MATERIAL PROVIDED:
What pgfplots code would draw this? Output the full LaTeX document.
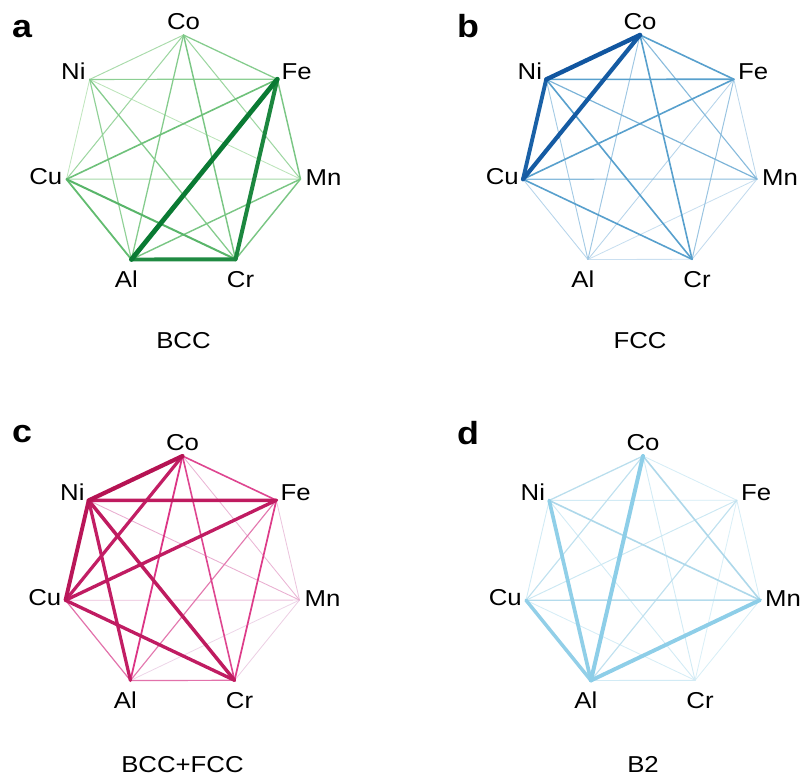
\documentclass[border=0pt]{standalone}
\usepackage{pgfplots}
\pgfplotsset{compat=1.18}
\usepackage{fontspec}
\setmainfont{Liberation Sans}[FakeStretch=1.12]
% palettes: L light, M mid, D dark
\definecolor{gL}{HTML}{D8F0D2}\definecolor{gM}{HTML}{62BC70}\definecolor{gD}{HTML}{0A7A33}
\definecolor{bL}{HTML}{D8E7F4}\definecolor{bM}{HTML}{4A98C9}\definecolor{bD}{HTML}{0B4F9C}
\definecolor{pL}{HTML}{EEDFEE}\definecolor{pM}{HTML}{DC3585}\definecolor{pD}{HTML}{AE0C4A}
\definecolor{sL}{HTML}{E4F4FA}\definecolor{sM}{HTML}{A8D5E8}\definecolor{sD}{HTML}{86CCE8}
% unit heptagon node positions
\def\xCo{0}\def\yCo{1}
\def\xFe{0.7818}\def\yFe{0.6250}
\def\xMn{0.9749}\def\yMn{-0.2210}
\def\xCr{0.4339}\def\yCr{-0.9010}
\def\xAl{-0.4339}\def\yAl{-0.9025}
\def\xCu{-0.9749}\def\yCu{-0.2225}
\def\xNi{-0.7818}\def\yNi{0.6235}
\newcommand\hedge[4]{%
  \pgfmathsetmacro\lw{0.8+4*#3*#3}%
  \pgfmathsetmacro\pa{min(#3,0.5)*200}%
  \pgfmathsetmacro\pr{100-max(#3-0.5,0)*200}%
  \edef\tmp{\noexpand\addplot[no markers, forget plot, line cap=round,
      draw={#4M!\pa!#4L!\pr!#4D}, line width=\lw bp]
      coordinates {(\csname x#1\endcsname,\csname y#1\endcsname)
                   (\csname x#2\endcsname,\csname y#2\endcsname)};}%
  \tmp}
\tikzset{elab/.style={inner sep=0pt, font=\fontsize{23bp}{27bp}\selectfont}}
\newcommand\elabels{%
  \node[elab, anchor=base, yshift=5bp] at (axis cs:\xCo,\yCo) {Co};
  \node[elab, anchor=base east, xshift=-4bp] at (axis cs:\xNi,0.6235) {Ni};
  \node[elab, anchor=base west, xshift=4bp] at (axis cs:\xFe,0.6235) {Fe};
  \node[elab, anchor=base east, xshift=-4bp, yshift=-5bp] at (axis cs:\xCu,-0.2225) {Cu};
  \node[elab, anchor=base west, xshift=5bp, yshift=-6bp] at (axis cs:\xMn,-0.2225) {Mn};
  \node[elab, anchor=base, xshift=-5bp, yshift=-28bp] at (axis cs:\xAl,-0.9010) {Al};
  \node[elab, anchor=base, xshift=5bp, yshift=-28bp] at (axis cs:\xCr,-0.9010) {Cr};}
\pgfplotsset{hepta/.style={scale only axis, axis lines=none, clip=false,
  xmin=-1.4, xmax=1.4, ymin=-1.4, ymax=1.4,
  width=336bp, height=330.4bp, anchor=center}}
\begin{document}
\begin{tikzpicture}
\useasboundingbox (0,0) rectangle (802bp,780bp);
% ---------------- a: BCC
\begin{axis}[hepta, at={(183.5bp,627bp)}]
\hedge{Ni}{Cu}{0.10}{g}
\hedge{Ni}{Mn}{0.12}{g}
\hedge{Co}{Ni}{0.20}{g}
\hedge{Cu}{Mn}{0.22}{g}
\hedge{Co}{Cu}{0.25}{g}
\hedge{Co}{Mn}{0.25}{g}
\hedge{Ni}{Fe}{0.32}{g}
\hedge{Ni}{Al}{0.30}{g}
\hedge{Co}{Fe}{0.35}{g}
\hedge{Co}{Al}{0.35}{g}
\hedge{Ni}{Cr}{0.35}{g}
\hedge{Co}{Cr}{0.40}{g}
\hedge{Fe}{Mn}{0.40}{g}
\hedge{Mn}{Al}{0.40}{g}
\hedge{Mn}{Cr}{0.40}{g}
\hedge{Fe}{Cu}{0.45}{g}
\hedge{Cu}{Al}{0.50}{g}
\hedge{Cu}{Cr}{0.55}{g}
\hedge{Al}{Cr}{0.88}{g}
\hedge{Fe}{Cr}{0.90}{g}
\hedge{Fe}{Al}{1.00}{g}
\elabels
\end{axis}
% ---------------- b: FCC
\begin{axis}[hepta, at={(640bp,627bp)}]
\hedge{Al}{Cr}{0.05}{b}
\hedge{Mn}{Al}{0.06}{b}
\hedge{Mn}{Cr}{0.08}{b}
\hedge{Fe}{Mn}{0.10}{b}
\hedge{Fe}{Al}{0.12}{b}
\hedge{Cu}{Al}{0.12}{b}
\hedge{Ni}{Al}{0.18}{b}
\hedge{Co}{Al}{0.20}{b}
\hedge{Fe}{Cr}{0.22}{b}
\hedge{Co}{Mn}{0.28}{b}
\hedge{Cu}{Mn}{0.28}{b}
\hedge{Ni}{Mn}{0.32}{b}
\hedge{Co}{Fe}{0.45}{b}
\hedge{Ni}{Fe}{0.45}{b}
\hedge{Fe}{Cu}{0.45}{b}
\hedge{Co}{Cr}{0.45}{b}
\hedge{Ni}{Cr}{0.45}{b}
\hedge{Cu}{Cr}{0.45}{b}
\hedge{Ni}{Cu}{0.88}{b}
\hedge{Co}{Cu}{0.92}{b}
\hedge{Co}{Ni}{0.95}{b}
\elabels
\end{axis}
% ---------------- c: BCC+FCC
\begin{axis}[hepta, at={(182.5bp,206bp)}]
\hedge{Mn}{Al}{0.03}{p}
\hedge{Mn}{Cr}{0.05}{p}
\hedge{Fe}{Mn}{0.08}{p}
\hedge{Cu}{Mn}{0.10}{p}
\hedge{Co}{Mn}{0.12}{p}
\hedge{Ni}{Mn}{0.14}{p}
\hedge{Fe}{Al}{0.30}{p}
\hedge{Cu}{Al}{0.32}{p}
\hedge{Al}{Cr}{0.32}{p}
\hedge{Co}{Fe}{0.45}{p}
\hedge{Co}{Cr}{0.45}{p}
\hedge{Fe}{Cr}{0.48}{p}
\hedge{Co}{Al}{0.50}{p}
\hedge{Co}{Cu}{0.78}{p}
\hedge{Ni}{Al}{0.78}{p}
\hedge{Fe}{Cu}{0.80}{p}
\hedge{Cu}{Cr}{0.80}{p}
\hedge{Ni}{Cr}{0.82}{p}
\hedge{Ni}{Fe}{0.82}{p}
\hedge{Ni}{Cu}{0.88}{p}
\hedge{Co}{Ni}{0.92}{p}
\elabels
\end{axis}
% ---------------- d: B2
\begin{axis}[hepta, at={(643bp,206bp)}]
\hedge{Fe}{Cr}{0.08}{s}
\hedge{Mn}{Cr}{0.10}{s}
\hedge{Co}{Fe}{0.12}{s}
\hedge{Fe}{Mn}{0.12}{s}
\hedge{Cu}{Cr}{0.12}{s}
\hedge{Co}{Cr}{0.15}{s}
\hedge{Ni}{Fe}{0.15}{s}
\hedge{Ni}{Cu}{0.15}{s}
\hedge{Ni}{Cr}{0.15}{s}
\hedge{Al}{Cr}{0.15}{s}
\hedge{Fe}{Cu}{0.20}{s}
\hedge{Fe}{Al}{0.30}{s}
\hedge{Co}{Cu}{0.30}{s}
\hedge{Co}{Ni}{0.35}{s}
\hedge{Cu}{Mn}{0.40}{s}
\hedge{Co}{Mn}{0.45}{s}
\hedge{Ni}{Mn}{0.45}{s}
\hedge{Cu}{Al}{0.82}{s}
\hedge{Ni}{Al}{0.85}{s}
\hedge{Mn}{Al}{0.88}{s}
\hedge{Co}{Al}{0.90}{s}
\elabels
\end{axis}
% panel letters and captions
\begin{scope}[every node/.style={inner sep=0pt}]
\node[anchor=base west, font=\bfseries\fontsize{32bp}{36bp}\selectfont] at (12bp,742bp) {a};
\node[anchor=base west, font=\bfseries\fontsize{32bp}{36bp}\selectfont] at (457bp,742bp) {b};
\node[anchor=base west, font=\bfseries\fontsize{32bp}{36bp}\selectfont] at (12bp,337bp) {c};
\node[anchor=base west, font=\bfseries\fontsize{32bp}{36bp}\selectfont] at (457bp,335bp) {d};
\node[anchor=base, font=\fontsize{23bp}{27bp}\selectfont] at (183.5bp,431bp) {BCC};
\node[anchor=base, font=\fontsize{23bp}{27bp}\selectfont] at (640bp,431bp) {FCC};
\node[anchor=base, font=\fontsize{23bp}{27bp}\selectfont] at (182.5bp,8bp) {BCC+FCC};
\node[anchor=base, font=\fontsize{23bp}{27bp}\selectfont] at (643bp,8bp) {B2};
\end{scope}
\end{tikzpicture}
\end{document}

OBJECTIVE: Look for the word "draw" and return every line where it occurs.

THE REPLY:
What pgfplots code would draw this? Output the full LaTeX document.
      draw={#4M!\pa!#4L!\pr!#4D}, line width=\lw bp]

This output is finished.